When we see His suffering, we cannot help, even in our own sinfulness, but desire to reach outward to Him to wipe the blood from His divine countenance, to wrestle the thorns from His head, to remove the nails that pierced His hands and feet. Yet we find, when we reach out in a pure desire of consolation, that the thorns rip cruelly into our own flesh. We find that as we seek to remove His nails, we ourselves become impaled upon the wood of the cross, united with Christ in a way we could never expect. It is in our own sufferings that we are finally united with our crucified Lord and find ourselves on Calvary, given the option to offer solidarity...or derision.
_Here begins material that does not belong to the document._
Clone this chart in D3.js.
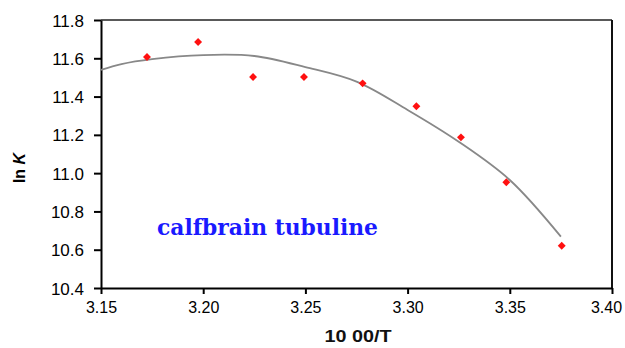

There are no other options. We can either carry on our work of consoling our Lord through our own sufferings...or we can refuse His grace and suffer in derision without seeking redemption. He who reveals His mercy to us also solicits our own via his path to the Cross, and demands that we accept our own crosses and follow Him yet all the while respecting our free will to deny Him and walk away. It is a consolation to Christ whenver we do what we are called to do. Even our small obediences are a victory, even our small pains accepted with willingness lead us closer to the mystery of God.
Christ can do a lot more with us when our feet are pierced and bleeding in solidarity with Him than He can when we are fleeing His own consolation in favor of what we think is solid ground. We cannot find Christ unless we are willing to reach through the thorns and let them rend our own flesh, allowing our own blood to mingle with that of our beloved Savior.